Pembaruan menjadi hal yang sangat sulit dilakukan karena sangat tergantung
pada sikap sang kiai. Tambahan pula, pola seperti ini akan berdampak kurang
prospektif bagi kesinambungan pesantren bagi masa depan. Banyak pesantren
yang sebelumnya populer, tiba-tiba hilang begitu saja karena sang kiai
meninggal dunia.
Kedua, kelemahan di bidang metodologi. Telah umum diketahui bahwa
pesantren mempunyai tradisi yang kuat di bidang transmisi keilmuan klasik.
Namun, karena kurang adanya improvisasi metodologi, proses transmisi itu
hanya melahirkan penumpukan keilmuan.

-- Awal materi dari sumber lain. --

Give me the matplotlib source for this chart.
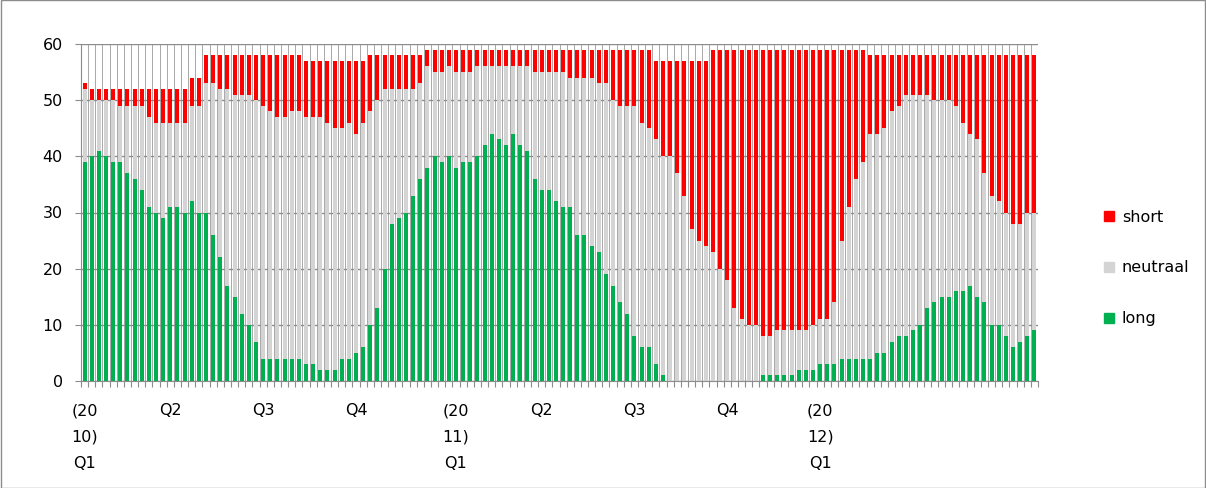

Menurut Martin van Bruinessen, ilmu
yang bersangkutan dianggap sesuatu yang sudah bulat dan tidak dapat ditambah.
Jadi, proses transmisi itu merupakan penerimaan secara taken for granted.

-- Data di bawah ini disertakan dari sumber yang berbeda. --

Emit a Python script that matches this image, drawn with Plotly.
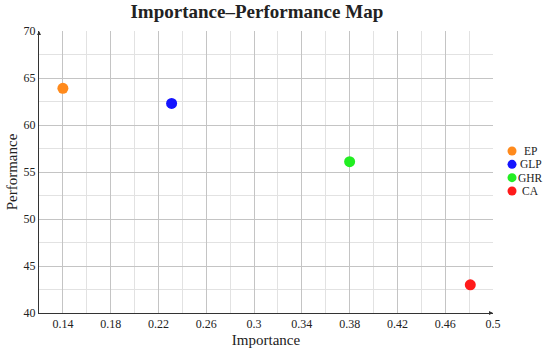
import plotly.graph_objects as go

names = ["EP", "GLP", "GHR", "CA"]
importance = [0.14, 0.231, 0.38, 0.481]
performance = [63.9, 62.3, 56.1, 43.0]
colors = ["#ff8a1c", "#1414ff", "#22ee22", "#ff1a1a"]

x_ticks = [0.14, 0.18, 0.22, 0.26, 0.3, 0.34, 0.38, 0.42, 0.46, 0.5]
x_tick_labels = ["0.14", "0.18", "0.22", "0.26", "0.3", "0.34", "0.38", "0.42", "0.46", "0.5"]
y_ticks = [40, 45, 50, 55, 60, 65, 70]

FONT = "Liberation Serif, DejaVu Serif, serif"

fig = go.Figure()
for n, xv, yv, c in zip(names, importance, performance, colors):
    fig.add_trace(go.Scatter(x=[xv], y=[yv], mode="markers", name=n, showlegend=False,
                             marker=dict(color=c, size=11, line=dict(width=0))))

fig.update_layout(
    width=550, height=353,
    margin=dict(l=39, r=57, t=31, b=40, autoexpand=False),
    paper_bgcolor="white", plot_bgcolor="white",
    font=dict(family=FONT, size=12, color="#222"),
    title=dict(text="<b>Importance–Performance Map</b>", x=0.467, xanchor="center",
               y=0.968, yanchor="middle", font=dict(family=FONT, size=19, color="#222")),
    xaxis=dict(range=[0.12, 0.5], tickvals=x_ticks, ticktext=x_tick_labels,
               showgrid=True, gridcolor="#c4c4c4", gridwidth=1,
               minor=dict(dtick=0.02, tick0=0.12, showgrid=True, gridcolor="#e2e2e2", gridwidth=1),
               showline=True, linecolor="#333", linewidth=1, zeroline=False,
               ticks="", tickfont=dict(size=12), automargin=False,
               title=dict(text="Importance", font=dict(size=15), standoff=4)),
    yaxis=dict(range=[40, 70], tickvals=y_ticks,
               showgrid=True, gridcolor="#c4c4c4", gridwidth=1,
               minor=dict(dtick=2.5, tick0=40, showgrid=True, gridcolor="#e2e2e2", gridwidth=1),
               showline=True, linecolor="#333", linewidth=1, zeroline=False,
               ticks="", tickfont=dict(size=12), automargin=False,
               title=dict(text="Performance", font=dict(size=15), standoff=2)),
)

# axis-end arrowheads
fig.add_annotation(x=0, y=1, xref="paper", yref="paper", ax=0, ay=4, axref="pixel", ayref="pixel",
                   text="", showarrow=True, arrowhead=2, arrowsize=0.8, arrowwidth=1, arrowcolor="#333")
fig.add_annotation(x=1, y=0, xref="paper", yref="paper", ax=-4, ay=0, axref="pixel", ayref="pixel",
                   text="", showarrow=True, arrowhead=2, arrowsize=0.8, arrowwidth=1, arrowcolor="#333")

# compact legend on the right
leg_center = 0.5035
leg_step = 0.0472
n_items = len(names)
for i, (n, c) in enumerate(zip(names, colors)):
    yy = leg_center + ((n_items - 1) / 2 - i) * leg_step
    fig.add_shape(type="circle", xref="paper", yref="paper", xsizemode="pixel", ysizemode="pixel",
                  xanchor=1.0419, yanchor=yy, x0=-4.5, x1=4.5, y0=-4.5, y1=4.5,
                  fillcolor=c, line=dict(width=0))
    fig.add_annotation(x=1.0837, y=yy, xref="paper", yref="paper", text=n, showarrow=False,
                       xanchor="center", yanchor="middle", borderpad=0,
                       font=dict(family=FONT, size=11.5, color="#222"))

fig.write_html("out.html", config={"displayModeBar": False},
               post_script="document.body.style.margin='0';")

Muhammad Tholhah Hasan, salah seorang intelektual Muslim di kalangan
Nahdlatul Ulama (NU) pernah mengeritik, bahwa tradisi pengajaran yang demikian
memberikan dampak lemahnya kreativitas. Dan kalau yang mendapatkan penekanan
di pesantren itu adalah ilmu fiqh (fiqh orriented), maka penerapan
fiqh menjadi teralienasi dengan realitas sosial keilmuan serta teknologi
kontemporer.
Ketiga, terjadinya disorientasi, yakni pesantren kehilangan kemampuan
mendefinisikan dan memposisikan dirinya di tengah realitas sosial yang
sekarang ini terjadi perubahan yang demikian cepat. Dalam konteks perubahan
ini, pesantren mengalami dilema antara keharusan mempertahankan dirinya
dengan kebutuhan menyerap budaya baru yang datang dari luar pesantren.
Kalau oleh M.M. Billah, pesantren diberi ciri kontekstual, yaitu ciri-ciri
lingkungan sekitar (sosial dan fisik) di mana pesantren berada, yang tersadap
oleh dan memberi warna pada ciri-ciri pesantren, maka ciri kontekstual
tersebut terjadi pemekaran sejalan dengan terjadinya urbanisasi dan industrialisasi,
yang juga sudah mulai merambah ke desa. Pesantren dituntut untuk melakukan
reorientasi terhadap peran pendidikan, keagamaan, dan sosialnya. Kalau
"tempo doeloe", ketika struktur komunal desa masih bertahan, hubungan pesantren
dengan masyarakat tampak begitu interaktif. Bahkan, pesantren dapat memerankan
dirinya sebagai cultural broker—meminjam istilah Clifford Geertz.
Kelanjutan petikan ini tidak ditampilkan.